How does this relate to the last episode? Well, our ambivalence toward Tony is reflective of a type of indeterminacy of meaning which runs throughout the series. Are Tony's acts the acts of a business man or a sociopath? The dream sequences from when Tony was in a coma suggest a different life for Tony, an alternate path, but that path is just as inextricably linked with death and destruction as his real life is; what is the moral status of a weapons developer? How is it different from the moral status of the mob boss? (There are, of course, things to be said about this, but I don't have the time to do so here - one big difference is the familial aspect of the 'business' of the mob boss - the mob boss will kill his own family, the weapons developer is presumably only thinking he will kill other families - in fact, he is convinced perhaps that he is protecting his own family. Of course, the mob boss kills members of the family to protect 'the family'. It's complicated, as expected.) But back to the point of this rambling - why is the series finale brilliant and not petty or lazy? The key to the finale lies in the "you see, Bobby" scene at the heart of the episode.
Tony and Paulie are sitting in front of Satriale's. Paulie tells Tony about his vision of the Virgin Mary and receives a typically sarcastic response from Tony. Paulie is hurt and says something like, "I share something from the heart and you make a joke out of it." Tony repents saying, "Look, I'm not saying there's nothing out there. But what, you're not gonna live your life!" Paulie accepts the job, Tony walks away, and the mysterious cat walks into the frame to sun itself next to the sunning Paulie.
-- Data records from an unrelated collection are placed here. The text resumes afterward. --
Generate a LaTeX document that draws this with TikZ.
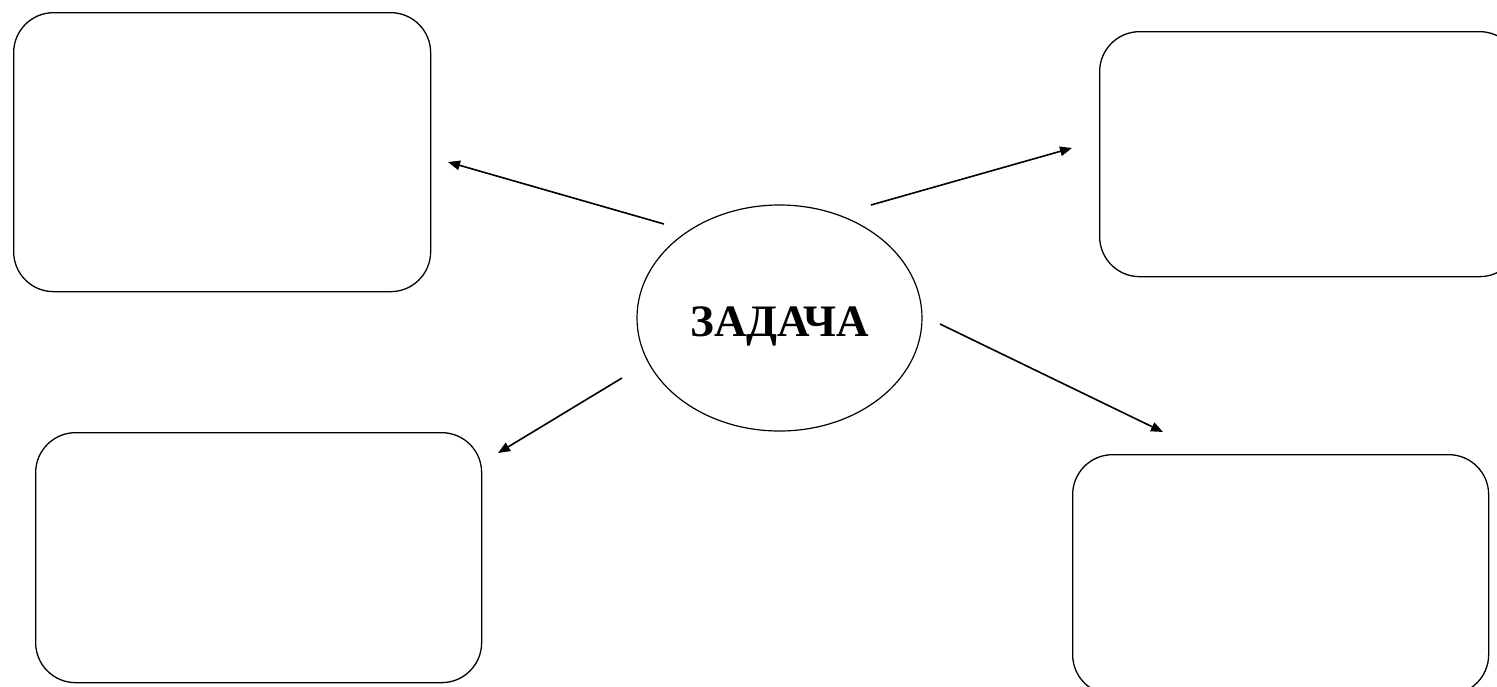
\documentclass[tikz,border=0pt]{standalone}
\usepackage{fontspec}
\setmainfont{Liberation Serif}
\usetikzlibrary{shapes.geometric,arrows.meta}
\tikzset{
  card/.style={draw=black, line width=1.3pt, rounded corners=40pt, rectangle, inner sep=0pt, anchor=north west},
  hub/.style={draw=black, line width=1.2pt, ellipse, inner sep=0pt},
  hubtext/.style={inner sep=0pt, font=\fontsize{45}{52}\selectfont\bfseries},
  link/.style={line width=1.6pt, -{Triangle[length=12pt,width=9.5pt]}}
}
\begin{document}
\begin{tikzpicture}[x=1pt,y=-1pt]
\useasboundingbox (0,0) rectangle (1497,686);
\node[card, minimum width=417pt, minimum height=279pt] (tl) at (13,12) {};
\node[card, minimum width=420pt, minimum height=245pt] (tr) at (1099,31) {};
\node[card, minimum width=446pt, minimum height=250pt] (bl) at (35,432) {};
\node[card, minimum width=416pt, minimum height=240pt] (br) at (1072,454) {};
\node[hub, minimum width=285pt, minimum height=226pt] (task) at (779.5,318) {};
\node[hubtext] (lbl) at ([yshift=-8pt]task.center) {ЗАДАЧА};
\coordinate (s1) at (664,224);
\coordinate (e1) at (448,162);
\coordinate (s2) at (871,205);
\coordinate (e2) at (1072,148);
\coordinate (s3) at (622,378);
\coordinate (e3) at (498,453);
\coordinate (s4) at (940,324);
\coordinate (e4) at (1163,432);
\draw[link] (s1) -- (e1);
\draw[link] (s2) -- (e2);
\draw[link] (s3) -- (e3);
\draw[link] (s4) -- (e4);
\end{tikzpicture}
\end{document}
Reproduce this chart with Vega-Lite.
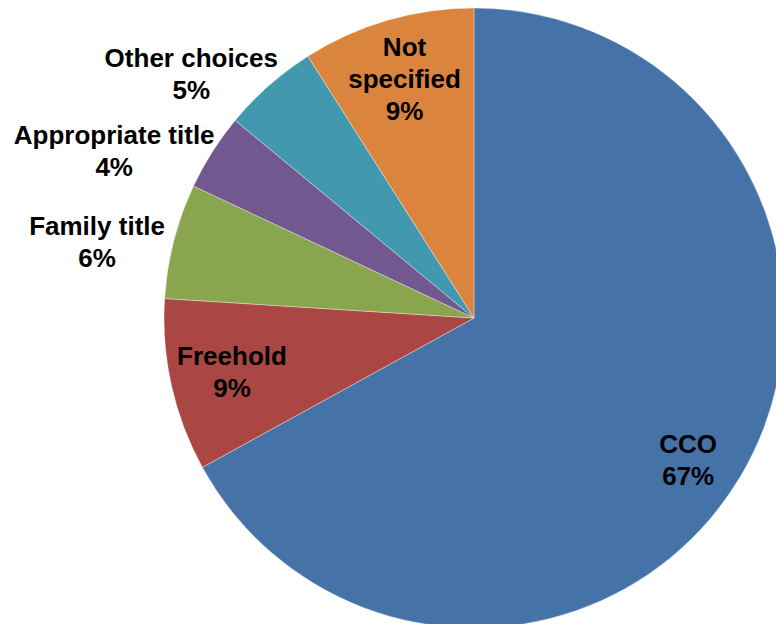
{
  "$schema": "https://vega.github.io/schema/vega-lite/v6.json",
  "width": 948,
  "height": 636,
  "autosize": {"type": "none"},
  "padding": {"left": 0, "top": 0, "right": -172, "bottom": -12},
  "background": "white",
  "view": {"stroke": null},
  "usermeta": {"embedOptions": {"actions": false}},
  "data": {
    "values": [
      {"category": "CCO", "label": "CCO", "value": 67},
      {"category": "Freehold", "label": "Freehold", "value": 9},
      {"category": "Family title", "label": "Family title", "value": 6},
      {"category": "Appropriate title", "label": "Appropriate title", "value": 4},
      {"category": "Other choices", "label": "Other choices", "value": 5},
      {"category": "Not specified", "label": "Not\nspecified", "value": 9}
    ]
  },
  "transform": [
    {"window": [{"op": "row_number", "as": "idx"}]},
    {"calculate": "datum.label + '\\n' + datum.value + '%'", "as": "txt"}
  ],
  "encoding": {
    "theta": {"field": "value", "type": "quantitative", "stack": true},
    "order": {"field": "idx", "type": "quantitative"}
  },
  "layer": [
    {
      "mark": {"type": "arc", "outerRadius": 310, "stroke": "#ffffff", "strokeWidth": 0.6, "strokeOpacity": 0.6},
      "encoding": {
        "color": {
          "field": "category",
          "type": "nominal",
          "scale": {
            "domain": ["CCO", "Freehold", "Family title", "Appropriate title", "Other choices", "Not specified"],
            "range": ["#4572A7", "#AA4643", "#89A54E", "#71588F", "#4198AF", "#DB843D"]
          },
          "legend": null
        }
      }
    },
    {
      "mark": {"type": "text", "radius": 248, "dy": -15, "font": "Liberation Sans", "fontWeight": "bold", "fontSize": 26, "lineHeight": 32, "lineBreak": "\n", "align": "center", "baseline": "middle", "color": "#000000"},
      "encoding": {"text": {"condition": {"test": "datum.category === 'Freehold'", "field": "txt"}, "value": ""}}
    },
    {
      "mark": {"type": "text", "radius": 249, "dy": -31, "font": "Liberation Sans", "fontWeight": "bold", "fontSize": 26, "lineHeight": 32, "lineBreak": "\n", "align": "center", "baseline": "middle", "color": "#000000"},
      "encoding": {"text": {"condition": {"test": "datum.category === 'Not specified'", "field": "txt"}, "value": ""}}
    },
    {
      "mark": {"type": "text", "radius": 257, "dx": -7, "dy": -4, "font": "Liberation Sans", "fontWeight": "bold", "fontSize": 26, "lineHeight": 32, "lineBreak": "\n", "align": "center", "baseline": "middle", "color": "#000000"},
      "encoding": {"text": {"condition": {"test": "datum.category === 'CCO'", "field": "txt"}, "value": ""}}
    },
    {
      "mark": {"type": "text", "radius": 384, "dx": -5, "dy": 4, "font": "Liberation Sans", "fontWeight": "bold", "fontSize": 26, "lineHeight": 32, "lineBreak": "\n", "align": "center", "baseline": "middle", "color": "#000000"},
      "encoding": {"text": {"condition": {"test": "datum.category === 'Family title'", "field": "txt"}, "value": ""}}
    },
    {
      "mark": {"type": "text", "radius": 393, "dx": -28, "dy": 29, "font": "Liberation Sans", "fontWeight": "bold", "fontSize": 26, "lineHeight": 32, "lineBreak": "\n", "align": "center", "baseline": "middle", "color": "#000000"},
      "encoding": {"text": {"condition": {"test": "datum.category === 'Appropriate title'", "field": "txt"}, "value": ""}}
    },
    {
      "mark": {"type": "text", "radius": 370, "dx": -38, "dy": 19, "font": "Liberation Sans", "fontWeight": "bold", "fontSize": 26, "lineHeight": 32, "lineBreak": "\n", "align": "center", "baseline": "middle", "color": "#000000"},
      "encoding": {"text": {"condition": {"test": "datum.category === 'Other choices'", "field": "txt"}, "value": ""}}
    }
  ]
}
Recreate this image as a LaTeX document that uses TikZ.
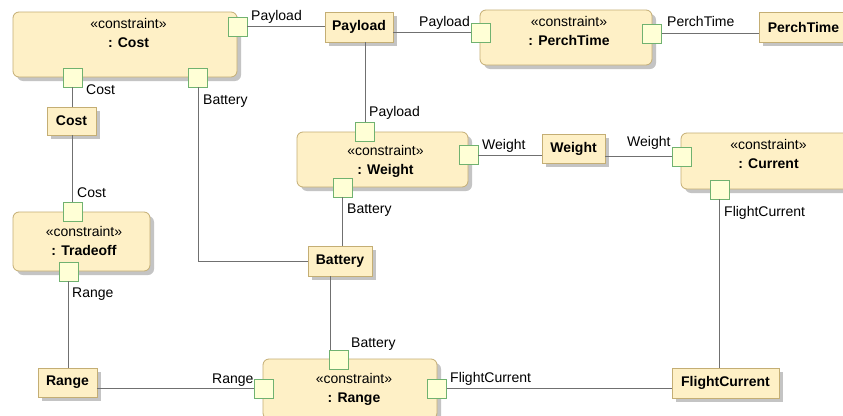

This is the heart of the episode and the heart of the series. There is no moral measuring stick, at least none we can put our hands on. We have no idea what the meaning of it all is, what life is all about. Meanwhile, we muddle through. Granted, Tony's muddling is a bit on the dark side, but Tony stands in for America as he always has throughout the series, and the finale, Made in America, despite its obvious pun, situates the series and any meaning it might have in the morally ambivalent universe that is 21st Century America; anyone who pays attention for even a moment (as A.J. did, momentarily) recognizes that America's muddling through is a bit on the dark side and has been for a long time. An ending that purported to mete out justice or allowed for Tony's redemption would be a lie because it would be counter to the very status of the narrative itself. We love The Sopranos for its ambiguity and subtlety as much as for its stark violence. Why would we expect anything less in the final episode? What would be the point?